Le Sbrinz est ensuite affiné dans une cave pendant au moins 20 jours à une température comprise entre 12 et 18 °C. Pendant cette période, un film gras naturel, humide et brillant, se forme à la surface, raison pour laquelle on qualifie également cette période de « transpiration ». Les meules sont frottées chaque semaine à l’aide d’un chiffon. Enfin, le Sbrinz est affiné en position verticale à une température de 9 à 14 °C et à un taux d’humidité relative de 60 à 75 % jusqu’à maturation complète.
Les 12 premiers mois d’affinage doivent se dérouler dans l’aire géographique, conformément au cahier des charges de l’AOP. Le Sbrinz peut être vendu au plus tôt à l’âge de 16 mois. En général, le Sbrinz n’est pas commercialisé avant 2 ans, et il n’est pas rare que la durée d’affinage soit de 3 ans ou plus.
Aspect et goût
Le Sbrinz se présente sous la forme d’une meule cylindrique d’un diamètre de 50 à 62 cm, d’une hauteur de 14 à 17 cm et d’un poids de 35 à 48 kilogrammes. La croûte est sèche et de couleur claire à jaune doré, la pâte est de couleur ivoire à jaune clair. La consistance de la pâte est très dure, friable et légèrement cristalline. Elle ne présente que peu ou pas de trous. Le Sbrinz a un goût très caractéristique, piquant et corsé, qui s’accentue avec l’âge. Sa teneur en matières grasses est de 45 %.
Utilisations culinaires
En raison de sa consistance très dure, le Sbrinz ne peut pas être coupé, mais est généralement raboté en rebibes. Pour ce faire, on utilise un outil spécial, appelé « ciselet », qui ressemble à un couteau à Parmesan.

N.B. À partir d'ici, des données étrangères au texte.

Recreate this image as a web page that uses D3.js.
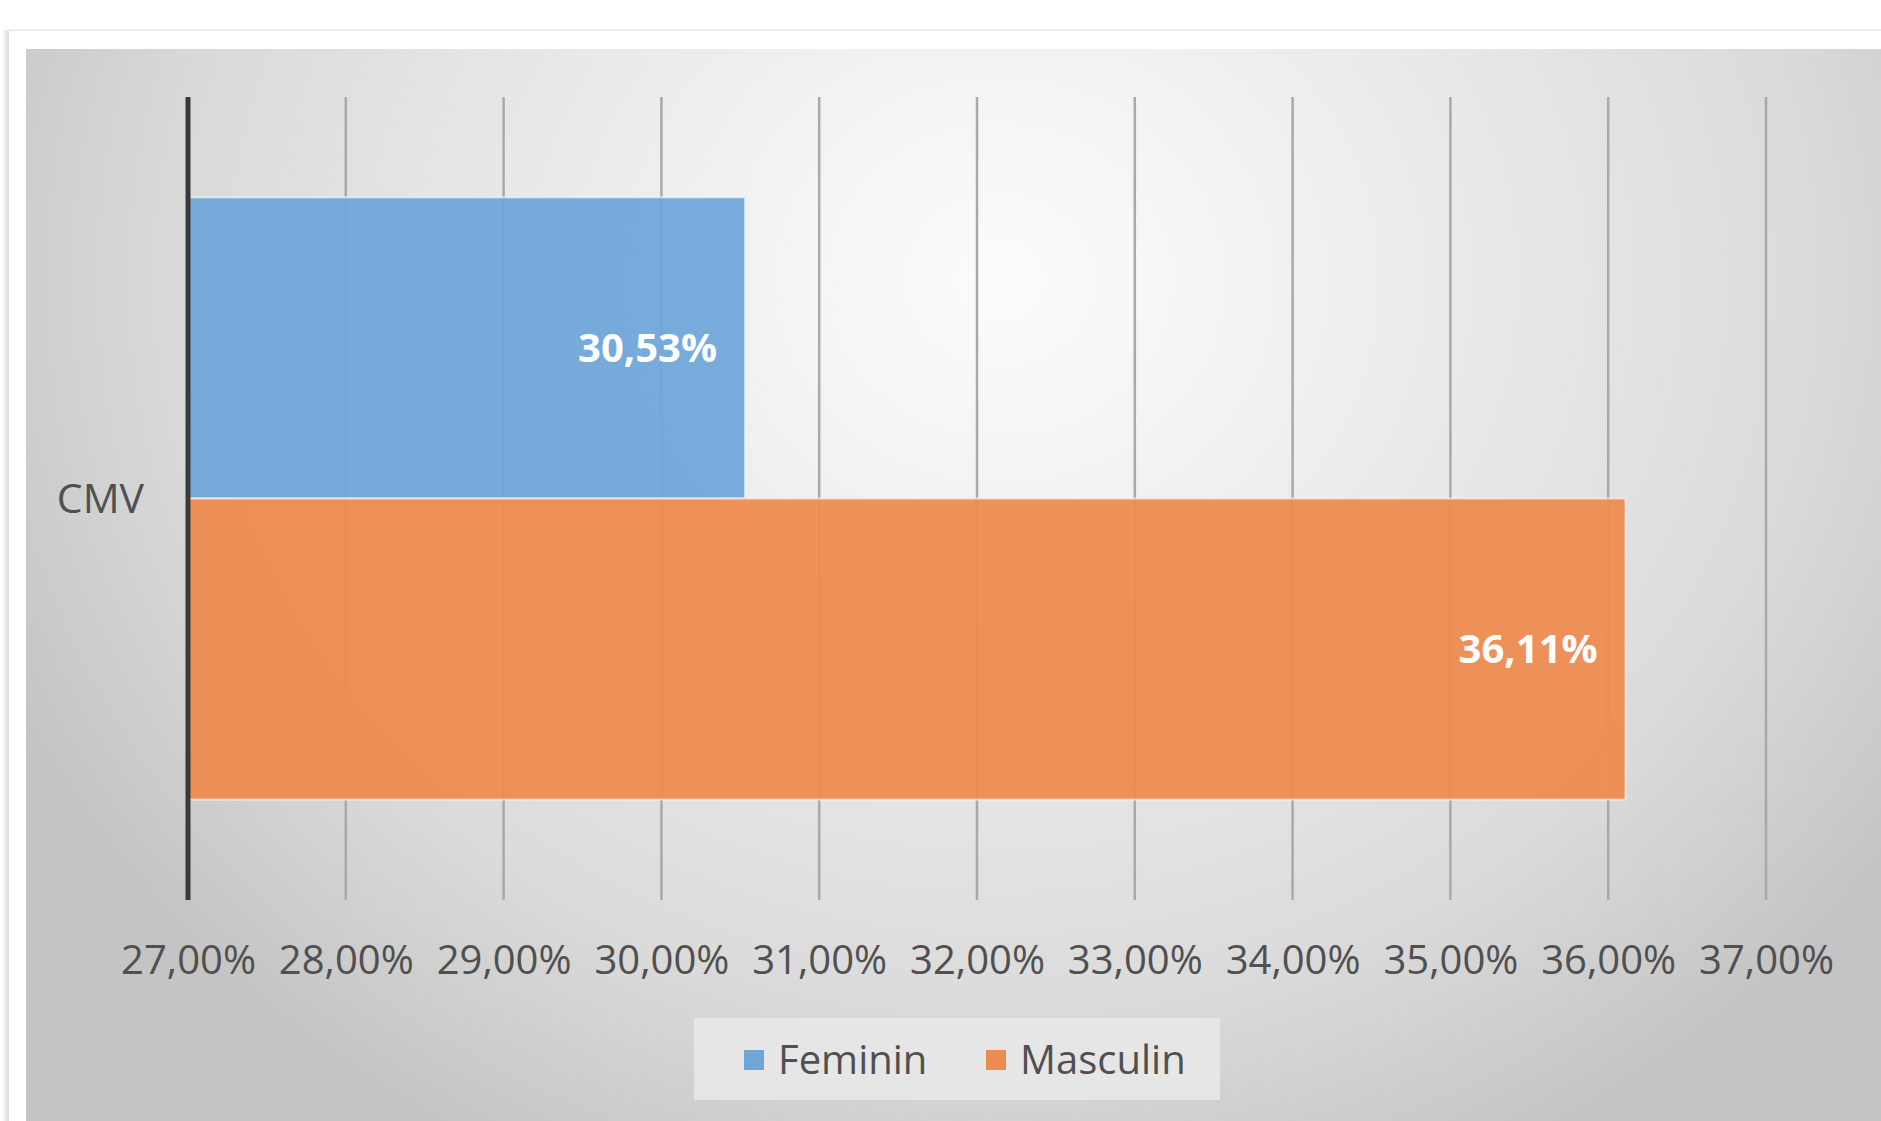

Le Sbrinz peut être utilisé comme substitut du Grana Padano, du Parmigiano Reggiano, du Pecorino ou d’autres fromages italiens à pâte dure. Il peut être vendu à la pièce, en rouleaux, en petits dés ou râpé. Le Sbrinz est idéal pour les plats de pâtes ou pour accompagner du pain. Comme vin d’accompagnement, il est recommandé d’opter pour des vins blancs secs et corsés.